The most effective architectures combine API-first design, selective use of REST APIs and GraphQL, webhooks for event notification, middleware for transformation and orchestration, message queues for resilience, and governance disciplines that cover identity, versioning, observability and change control. In Odoo-centered environments, this often means integrating Accounting, Purchase, Inventory, Sales, Documents, Payroll or Subscription only where they solve a real process gap, while keeping the broader enterprise architecture aligned with compliance, scalability and business continuity requirements.
Why finance integration architecture has become a workflow control issue
Finance integration used to be framed as data exchange. That view is now too narrow. In enterprise environments, every integration decision affects segregation of duties, approval routing, posting accuracy, cash visibility, revenue recognition timing and audit readiness. A payment approval that arrives late from a procurement platform is not just a latency issue. It can delay supplier settlement, distort cash forecasting and create manual intervention that weakens control.
This is why architecture matters at the workflow level. The ERP remains the financial system of record for many organizations, but adjacent systems increasingly originate or enrich the transactions that finance must govern. CRM may trigger invoicing. Procurement may initiate commitments. Payroll may generate journals. Banking platforms may confirm settlements. Analytics platforms may consume finance data for executive reporting. Without a coherent integration architecture, finance teams inherit fragmented process ownership and inconsistent control points.
The business questions the architecture must answer
- Which system owns each financial object, such as customer, supplier, chart of accounts, invoice, payment, tax code or project cost center?
- Which workflows require synchronous validation in real time, and which can safely run through asynchronous processing or scheduled batch synchronization?
- How are approvals, exceptions, retries, audit logs and policy enforcement handled across systems rather than inside a single application?
When these questions are answered early, integration becomes a control framework rather than a collection of connectors.
A reference architecture for finance ERP integration across core and adjacent platforms
A practical enterprise architecture usually separates integration into layers. At the experience and access layer, users, portals and partner systems connect through an API Gateway or reverse proxy that centralizes routing, throttling, authentication and policy enforcement. At the service layer, ERP and adjacent applications expose business capabilities through REST APIs, XML-RPC or JSON-RPC where appropriate, and in some cases GraphQL for read-heavy use cases that require flexible data retrieval across entities.
The orchestration layer is where middleware, Enterprise Service Bus patterns or iPaaS capabilities add business value. This layer handles transformation, enrichment, workflow automation, routing and exception management. The event layer uses webhooks, message brokers and queues to decouple systems and improve resilience.

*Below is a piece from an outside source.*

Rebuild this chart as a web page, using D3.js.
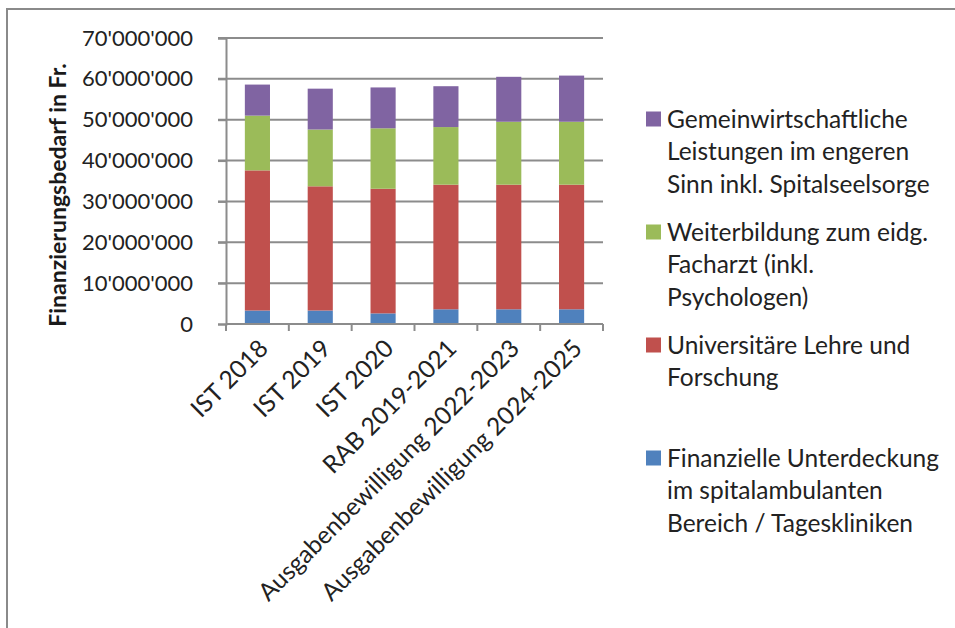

The data layer supports persistence, replay, reconciliation and analytics, often involving PostgreSQL-backed ERP data, operational caches such as Redis where justified, and downstream reporting platforms.
| Architecture layer | Primary purpose | Finance relevance |
|---|---|---|
| Access and API management | Secure exposure of services through API Gateway, reverse proxy and policy controls | Protects financial endpoints, standardizes access and supports partner integrations |
| Application services | ERP and adjacent platform business functions exposed through APIs | Supports invoice creation, payment status, supplier sync, journal posting and master data exchange |
| Orchestration and middleware | Transformation, routing, workflow automation and exception handling | Coordinates approvals, validations, enrichment and cross-system process control |
| Event and messaging | Asynchronous delivery through webhooks, queues and message brokers | Improves resilience for high-volume transactions and reduces coupling |
| Observability and governance | Monitoring, logging, alerting, auditability and lifecycle management | Strengthens compliance, operational support and change control |
Choosing between synchronous, asynchronous and batch integration models
One of the most common architecture mistakes is treating every finance integration as real time. Real-time synchronization sounds attractive, but not every process benefits from synchronous coupling. The right model depends on business criticality, tolerance for delay, transaction volume, exception handling needs and downstream dependencies.
Synchronous integration is appropriate when an immediate response is required before a workflow can continue. Examples include validating a supplier record before purchase approval, checking customer credit status before order confirmation, or confirming tax calculation before invoice issuance. REST APIs are often the preferred pattern here because they are widely supported, predictable and easier to govern.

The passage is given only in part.